COLOR FOR THE HOT SPOT Other than color for the shade, this is the largest category of questions we field. What is suitable for someplace that gets a lot of sun? “A lot of sun” to us means the hot, noon-day sun that occurs between 10am and 2pm. Straight down sun is much hotter than early morning or early evening light that creeps under trees. Hot noon-day sun also shows up between homes, even through the houses shade each other at the start and end of the day. Noon-day sun is a lot of sun, especially when there are four hours of it.
THRIVE IN THE FULL GLORY For many perennials, this is just manna from heaven. Shade perennials will burn in this kind of sun, but Suncatcher perennials thrive in it. No need for shade, no worries about heat—just give the garden regular water (they are not cacti), and you should be good to go.
- Lavender features beautiful purple flowers with silvery foliage and a heavenly scent.
- Veronica performs well under hot sunlight. Plant a mass of them for your own Candlestick Park!
- Leucanthemum, recognized as the Daisy, is a classic meadow plant that says, “home garden.”

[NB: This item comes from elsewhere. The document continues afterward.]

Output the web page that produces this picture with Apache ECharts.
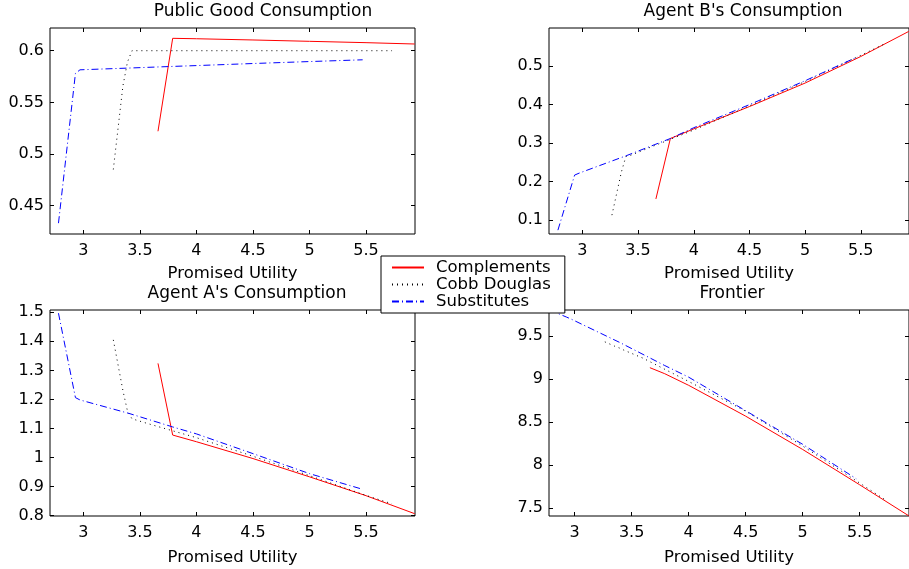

- Achillea is a capable weed-suppressor and delivers long-lasting blooms. Modern achilleas come in a range of colors.
- Echinacea, or coneflower, is the queen of today’s garden. Although it started in pink, it comes in a range of jewel tones: warm yellows, solid oranges and rich purples.
- Coreopsis, another hot and dry performer, will bush up and take over a tough spot easily. It looks striking planted along a fence, roadside or driveway, or any place where dense color is desired.
- Perovskia is more subtle and nuanced. It gets a late start and produces heavy masses of thin blooms for a dense-yet-wispy look. A very distinctive plant, it survives flat islands of intense heat that roast other perennials.